In History, Year 2 have been learning all about The Great Fire of Gateshead. They ordered the key events of the fire on a timeline and lots have remembered the year it happened! The children learnt that the fire started in a factory on Gateshead quayside. The children compared of the quayside from the past and present and correctly sorted them. They had to use their knowledge of modern landmarks and photography to work out whether the picture were old or new.
Linked to this, in English, we have been learning about The Great Fire of London in 1666. We looked at architecture from different periods of time and discussed why we might still see these types of houses today. The children then created their own house inspired by the houses that burnt down in 1666.

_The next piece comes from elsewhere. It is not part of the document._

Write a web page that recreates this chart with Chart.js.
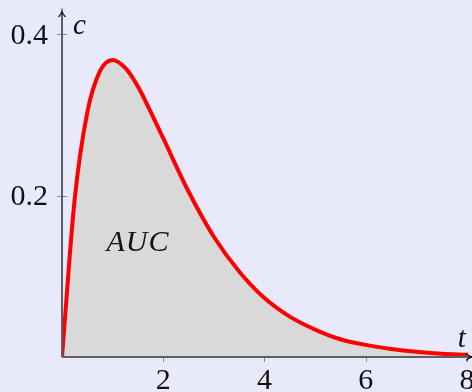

Today, the children relived The Great Fire of London as Miss Rowe and Mr McMann recreated the fire that started in the bakery on Pudding Lane. We were amazed to see how quickly the fire spread between the closely compacted houses (just like in 1666!).
Article 28 – We have right to a good quality education.
A note from Miss Rowe:
Learning about fires is an important part of the children’s Forest School experience and demonstrations like this really help to make clear how dangerous fire can be. Why it is vital that all safety preparations are made before the fire is lit, so ensuring that the fire is controlled at all times and can be easily extinguished.
After checking the wind direction, Miss Rowe propped up the children’s houses using wooden logs, to form an impromptu street. The houses were then stuffed with hay and flour to make them more flammable. The fire was lit upwind, there was a brisk breeze so it quickly spread from house to house until the whole street was ablaze. Bigger flames took hold when the paper rooves caught fire. Speaking with the children afterwards, they were really surprised how quickly the fire spread and were particularly amazed by how it appeared to jump from house to house.
Once the flames had died down they were allowed to walk passed the embers to see that though the fire appeared to be out, it still held a lot of heat.
Principle 4: Forest School offers learners the opportunity to take supported risks appropriate to the environment and to themselves.